C’est ici que nous rejoignons sans doute la notion classique du Champ de Bouddha (buddhakṣetra). Les champs de Bouddha s’inscrivent dans l’activité spontanée du Bouddha et se manifestent naturellement de ses engagements précédents (praṇidhāna). Le champ de Bouddha constitue son corps symbolique (saṃbhogakāya).

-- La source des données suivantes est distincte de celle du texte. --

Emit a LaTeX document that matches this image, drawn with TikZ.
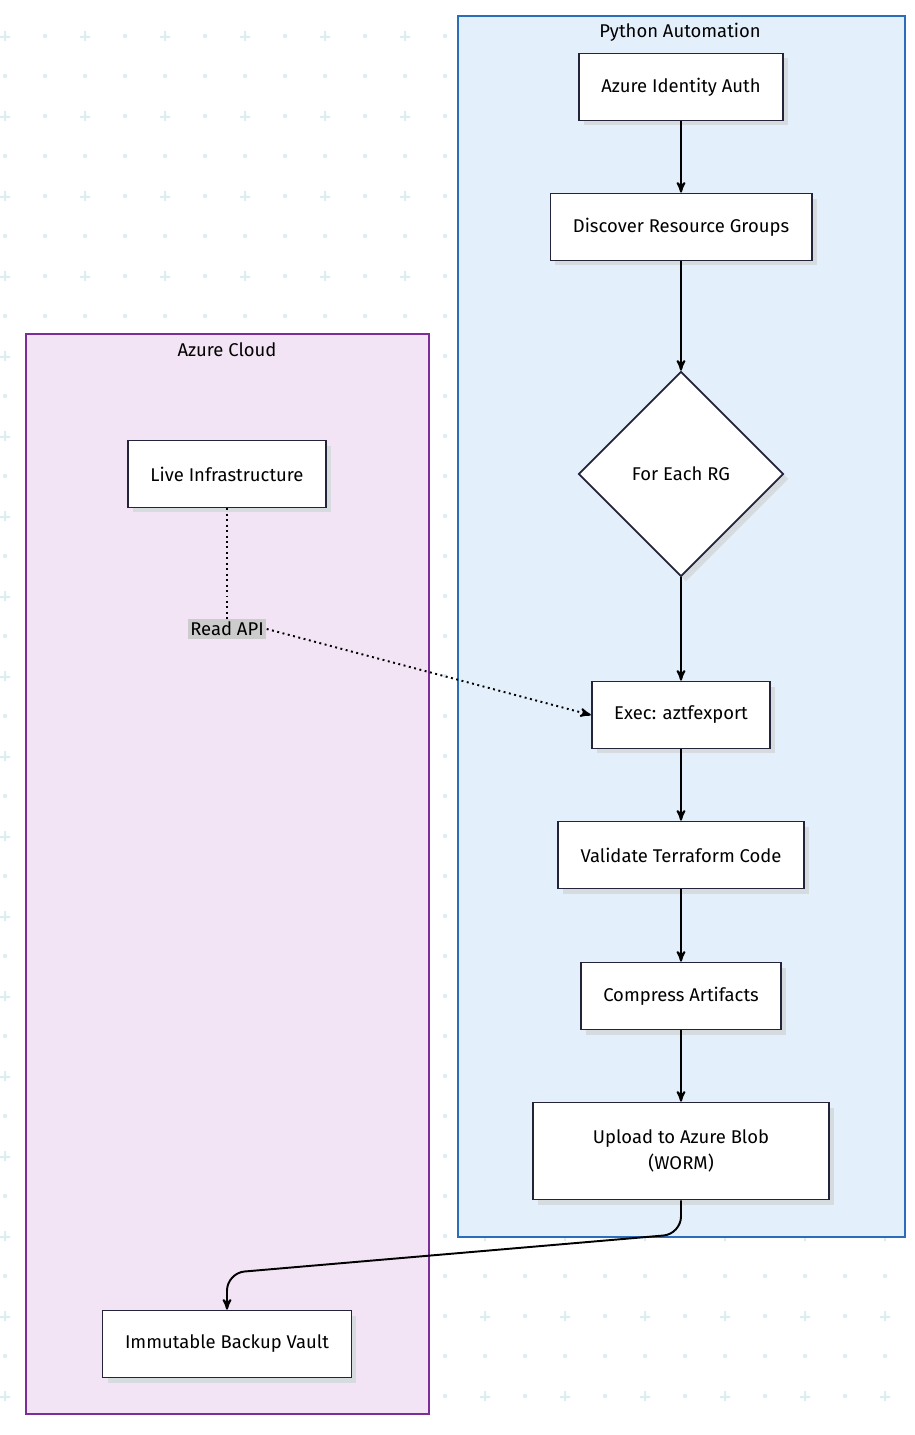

« Le Grand Compatissant connaît l’univers.lit-on dans le Ratnagotravibhāga (tib. rgyud bla ma). Comment connaît-il, ou voit-il le monde ? Il ne le voit pas en croyant qu’il existe réellement, dit Gampopa, mais comme on voit et reconnaît une illusion magique.[7] Voir le champ de Bouddha de cette façon est voir le champ de Bouddha pur (viśuddhabuddhakṣetra). Croire que le champ de Bouddha existe réellement, est voir le champ de Bouddha comme un univers (cakravāḍa), rempli avec des êtres (sattvakṣetra).[8]
Voyant l’univers tout entier […] »
Dans l’Enseignement de Vimalakīrti, il est raconté que le Bouddha enseigne au jeune licchavi Ratnākara comment purifier les champs de Bouddha. Mais il y montre en fait comment transformer ce monde en un champ de Bouddha ou une terre pure. Tout comme dans la Bhagavad-Gītā, une lecture plus individuelle, plus « psychologisée » est également possible. Le « champ » d’un être (sattvakṣetra) est déjà foncièrement le « champ » de Bouddha (buddhakṣetra). Il suffit de le « purifier » par tout le cheminement d’un bodhisattva. Traditionnellement, quand un bodhisattva atteint le quatrième dhyāna, il rejoint «le plan des pures formes » (rūpadhātu) à son plus haut niveau (śuddhāvāsa), à la fois macrocosmique et microcosmique. C’est le niveau où le « champ de l’être » est purifié (de tout le sensible) et devient par conséquent « heureux » (sukha). Il est alors devenu comme un champ de Bouddha, tel Sukhāvatī, car le connaissant (Bouddha ou bodhisattva) voit qu’il n’existe pas réellement et est semblable à une illusion magique. Rappelons que le Bouddha a dit que « le champ des êtres (sattvakṣetra) est le buddhakṣetra des bodhisattva ». Sukhāvatī n’est donc pas « ailleurs ». « Naître à Sukhāvatī », c’est voir le champ des êtres/champ de Bouddha à travers les yeux du bodhisattva.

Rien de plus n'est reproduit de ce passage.